A coherent design might look like this. Issuance: fixed supply, set at the count corresponding to the structured ownership of the asset. Pricing: tiered, with an early-supporter tier at a lower price for committed holders, and a public tier at a higher price after the early tier closes. Distribution: KYC-gated for both tiers, with the early tier restricted to invited supporters and the public tier open to anyone meeting jurisdiction-appropriate requirements. Secondary market: deliberately limited or non-tradable, with defined redemption events tied to the asset's lifecycle.
Each of those decisions was made deliberately. Each one supports the project's actual priorities. The combination is coherent: long-horizon, asset-aligned, less subject to speculation, with clear holder identification.
The same project, designed accidentally, might end up with: uncapped supply, single low price, public sale to anyone, tradable on day one. The decisions were not made; they were defaulted into. The resulting holder base would be dominated by short-term traders, the price would be volatile and disconnected from the asset, and the project's relationship with its holders would be fundamentally different from what the team wanted.
The same project, two outcomes. The difference is whether the three decisions were separated and made deliberately.
This is, broadly, the design philosophy underneath the DOTs framework used in projects like the Medals of Honor and the SkyWalk1000 RWA tokenization. Fixed-tier supply. Pricing structured to match the relationship intended with each tier. Distribution that aligns with the long-horizon nature of the assets. Non-tradable structure for some tiers to discourage speculation. Each decision is deliberate; the combination is coherent. We cover the specific tier structures in the dedicated lesson on Medals of Honor and SkyWalk1000.

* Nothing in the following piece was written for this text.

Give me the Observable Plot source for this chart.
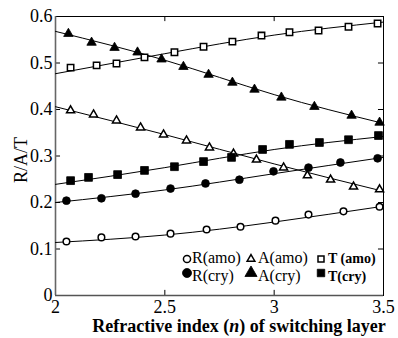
<!DOCTYPE html>
<html>
<head>
<meta charset="utf-8">
<script src="https://cdn.jsdelivr.net/npm/d3@7"></script>
<script src="https://cdn.jsdelivr.net/npm/@observablehq/plot@0.6"></script>
<style>
  html, body { margin: 0; padding: 0; background: #fff; }
  #chart { width: 398px; height: 338px; }
  #chart svg, #chart svg text { font-family: "Liberation Serif", "Times New Roman", serif !important; }
</style>
</head>
<body>
<div id="chart"></div>
<script>
// ---- Data ----
const xTicks = [2, 2.5, 3, 3.5];
const yTicks = [0, 0.1, 0.2, 0.3, 0.4, 0.5, 0.6];

// Markers
const rAmoX = [2.050, 2.210, 2.366, 2.526, 2.691, 2.846, 3.006, 3.157, 3.317, 3.482];
const rAmoY = [0.116, 0.125, 0.127, 0.133, 0.142, 0.148, 0.161, 0.174, 0.181, 0.191];

const rCryX = [2.050, 2.210, 2.366, 2.526, 2.686, 2.841, 2.997, 3.157, 3.303, 3.473];
const rCryY = [0.204, 0.209, 0.219, 0.230, 0.241, 0.249, 0.267, 0.275, 0.286, 0.295];

const aAmoX = [2.069, 2.174, 2.279, 2.389, 2.494, 2.599, 2.704, 2.814, 2.919, 3.043, 3.152, 3.258, 3.363, 3.482];
const aAmoY = [0.398, 0.389, 0.376, 0.361, 0.346, 0.333, 0.318, 0.305, 0.292, 0.275, 0.258, 0.249, 0.234, 0.228];

const aCryX = [2.059, 2.165, 2.270, 2.375, 2.485, 2.585, 2.700, 2.809, 2.910, 3.033, 3.184, 3.354, 3.482];
const aCryY = [0.563, 0.544, 0.533, 0.523, 0.508, 0.492, 0.475, 0.458, 0.443, 0.426, 0.406, 0.387, 0.372];

const tAmoX = [2.069, 2.188, 2.279, 2.407, 2.544, 2.677, 2.809, 2.942, 3.070, 3.203, 3.340, 3.473];
const tAmoY = [0.490, 0.495, 0.499, 0.512, 0.523, 0.535, 0.546, 0.559, 0.566, 0.570, 0.578, 0.585];

const tCryX = [2.069, 2.151, 2.284, 2.407, 2.544, 2.677, 2.805, 2.947, 3.070, 3.207, 3.340, 3.477];
const tCryY = [0.247, 0.254, 0.260, 0.269, 0.277, 0.288, 0.297, 0.314, 0.325, 0.329, 0.335, 0.344];

// Fitted curves
const fitX    = [2, 2.5, 3, 3.5];
const rAmoFit = [0.114, 0.130, 0.158, 0.192];
const rCryFit = [0.200, 0.227, 0.262, 0.297];
const aAmoFit = [0.406, 0.346, 0.283, 0.224];
const aCryFit = [0.568, 0.506, 0.432, 0.370];
const tAmoFit = [0.477, 0.520, 0.560, 0.588];
const tCryFit = [0.239, 0.275, 0.314, 0.342];

// Legend labels
const legendLabels = ["R(amo)", "A(amo)", "T (amo)", "R(cry)", "A(cry)", "T(cry)"];

// ---- Build tables ----
const pts = (xs, ys) => xs.map((x, i) => ({x, y: ys[i]}));
const fit = (ys) => fitX.map((x, i) => ({x, y: ys[i]}));

const series = [
  {pts: pts(rAmoX, rAmoY), fit: fit(rAmoFit), symbol: "circle",   filled: false, r: 3.3},
  {pts: pts(rCryX, rCryY), fit: fit(rCryFit), symbol: "circle",   filled: true,  r: 3.9},
  {pts: pts(aAmoX, aAmoY), fit: fit(aAmoFit), symbol: "triangle", filled: false, r: 3.0},
  {pts: pts(aCryX, aCryY), fit: fit(aCryFit), symbol: "triangle", filled: true,  r: 3.5},
  {pts: pts(tAmoX, tAmoY), fit: fit(tAmoFit), symbol: "square",   filled: false, r: 3.6},
  {pts: pts(tCryX, tCryY), fit: fit(tCryFit), symbol: "square",   filled: true,  r: 4.4}
];

const marks = [];
for (const s of series) {
  marks.push(Plot.line(s.fit, {x: "x", y: "y", curve: "natural", stroke: "black", strokeWidth: 1}));
}
for (const s of series) {
  marks.push(Plot.dot(s.pts, {
    x: "x", y: "y", symbol: () => s.symbol, r: s.r,
    fill: s.filled ? "black" : "white",
    stroke: "black",
    strokeWidth: s.filled ? 0.8 : 1.5
  }));
}

const svg = Plot.plot({
  width: 398,
  height: 338,
  marginLeft: 55,
  marginRight: 15,
  marginTop: 16,
  marginBottom: 43,
  x: {domain: [2, 3.5]},
  y: {domain: [0, 0.6]},
  symbol: {type: "identity"},
  style: {fontFamily: "'Liberation Serif', 'Times New Roman', serif", fontSize: "18px", background: "white", color: "black"},
  marks: [
    Plot.frame({stroke: "black", strokeWidth: 1}),
    Plot.axisX(xTicks, {tickSize: 0, tickPadding: 5, tickFormat: d => String(d), label: null, fontSize: 18}),
    Plot.axisY(yTicks, {tickSize: 0, tickPadding: 3, tickFormat: d => String(d), label: null, fontSize: 18}),
    // inward ticks on all four sides
    Plot.ruleX(xTicks.slice(1, -1), {x: d => d, y1: 0, y2: 0.011, stroke: "black"}),
    Plot.ruleX(xTicks.slice(1, -1), {x: d => d, y1: 0.589, y2: 0.6, stroke: "black"}),
    Plot.ruleY(yTicks.slice(1, -1), {y: d => d, x1: 2, x2: 2.023, stroke: "black"}),
    Plot.ruleY(yTicks.slice(1, -1), {y: d => d, x1: 3.477, x2: 3.5, stroke: "black"}),
    Plot.ruleX([2], {stroke: "#666", strokeWidth: 1.6}),
    Plot.ruleY([0], {stroke: "#555", strokeWidth: 1.3}),
    ...marks
  ]
});

const root = d3.select(svg);

// Y label
root.append("text")
  .attr("transform", "translate(21,160) rotate(-90)")
  .attr("text-anchor", "middle")
  .attr("dy", "0.35em")
  .attr("fill", "black")
  .style("font-size", "18px")
  .text("R/A/T");

// X label with italic n
const xl = root.append("text")
  .attr("x", 239).attr("y", 332)
  .attr("text-anchor", "middle")
  .attr("fill", "black")
  .style("font-weight", "bold")
  .style("font-size", "18px");
xl.append("tspan").text("Refractive index (");
xl.append("tspan").style("font-style", "italic").text("n");
xl.append("tspan").text(") of switching layer");

// Legend (two rows, three columns)
const legendSymbols = [d3.symbolCircle, d3.symbolTriangle, d3.symbolSquare, d3.symbolCircle, d3.symbolTriangle, d3.symbolSquare];
const legendFilled = [false, false, false, true, true, true];
const symSize = [40, 26, 36, 64, 64, 56];
const colSymX = [187, 251, 321];
const colTextX = [192, 258, 328];
const rowSymY = [259, 273];
const rowTextY = [263, 281];
const lg = root.append("g").attr("text-anchor", "start");
legendLabels.forEach((lab, i) => {
  const row = Math.floor(i / 3), col = i % 3;
  lg.append("path")
    .attr("d", d3.symbol(legendSymbols[i], symSize[i])())
    .attr("transform", `translate(${colSymX[col]},${rowSymY[row]})`)
    .attr("fill", legendFilled[i] ? "black" : "white")
    .attr("stroke", "black")
    .attr("stroke-width", legendFilled[i] ? 0.8 : 1.5);
  lg.append("text")
    .attr("x", colTextX[col]).attr("y", rowTextY[row])
    .attr("text-anchor", "start")
    .attr("fill", "black")
    .style("font-size", col === 2 ? "14px" : "16px")
    .style("font-weight", col === 2 ? "bold" : "normal")
    .text(lab);
});

document.getElementById("chart").appendChild(svg);
</script>
</body>
</html>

What to do with this lesson
If you are evaluating an existing token: read its launch documentation through these three lenses. What was the issuance? What was the pricing curve? What was the distribution? Does the combination produce the holder relationship the project says it wants? Inconsistency between stated values and actual launch design is one of the strongest tells of a project that has not done the work.
If you are designing a launch: separate the three decisions before you make any of them. Ask, for each one, what does this decision communicate, and to whom. Then ask whether the three answers compose into a coherent picture, or whether they are pulling in different directions.
The good projects in this space are not the ones with the loudest launches. They are the ones whose issuance, pricing, and distribution combine to produce exactly the holder base, the relationship, and the long-horizon shape they wanted. Most of the work is upstream of the actual launch event.
Issuance is the supply curve. Pricing is the price curve. Distribution is who gets in, in what order, through what channels. The three are independent; the combinations produce the actual economic structure of the token. Designing them as separate decisions, then composing them deliberately, is the difference between a token launch and a token accident. Most failed launches are accidents that nobody named.